Lee credits a combination of the blurred photos, the fact that only women are allowed to make the approach and the app's lack of photo messaging for the fact that they've had zero reported harassing messages in the year Siren has been live. But while Siren users are discovering that online dating can be so much more respectful than it has been, Lee has found the opposite to be true as a female founder of a sex tech company.
Lee discussed society's discomfort around women's desires. "I think that when you're in a 'soft' field like public relations or social networking or dating, you're dismissed as a woman doing another 'woman company' like makeup or shopping or fashion." Anything dealing with sexuality, she said, "is one layer further."
Before convincing potential investors that her business is a good bet, Lee often has to prove that she's "a competent human being" and not just a "small, Asian woman who's doing another one of those dating apps." That means making a lot of changes in how she presents herself, both physically and in the attitude she exudes.
"Not only are you trying to conform to a culture, but you're doing it in a way that has nothing to do with your leadership ability or business ability," Lee said. "I have to think about things like how to put my hair so it 'looks competent.' Especially in the tech world, where a guy can come in in his hoodie and T-shirt — there's no way I ever felt like I could do something like that."
But times are changing: Lee, McEwen and Gallop are not only challenging the status quo by being powerful women in tech, but are also striving to revolutionize our sex lives.
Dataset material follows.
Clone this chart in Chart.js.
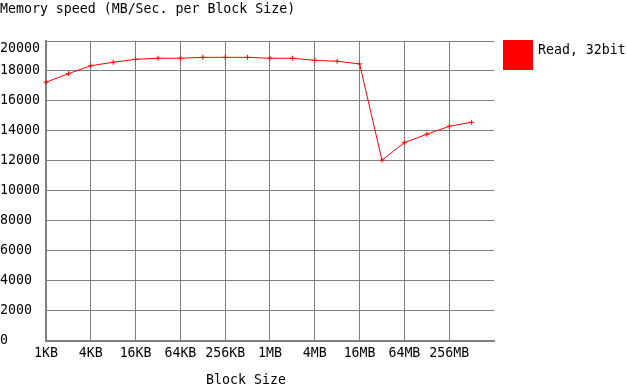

And while they've all faced challenges unique to being women in sex tech, there are signs things may be starting to get easier.
For example, the sex toy company Crave raised $2.5 million in funding in September 2013. Co-founded by designer Ti Chang, Crave's sex toys are different from what has traditionally been offered up to the market. Chang focuses on high-quality design. One of her most popular products is the Vesper, which is so subtle and lovely that it can double as a piece of high-end jewelry.
Chang told Mic that one of the reasons she has been able to raise funds for her sex tech venture where other companies have failed is because sex toys, unlike adult app stores and disruptive internet porn companies, have been around for a long time. Their transformation, over the past couple of decades, from a dirty little secret that you hide in the bedside drawer to sex toys so lovely you wear them as a necklace bodes well for other sex tech companies as they struggle to raise money and reach a mainstream audience.
Sex tech entrepreneurs are also hopeful that the changes they're trying to introduce won't just reinvigorate the tech world but also the way we relate to each other in the culture at large. With women like Gallop, Lee and McEwen leading the way, we might be closer to seeing a dating world where women feel free to approach men, where porn looks more like real-world sex, and where no one ever asks "Do you suck cock?" at a networking event again.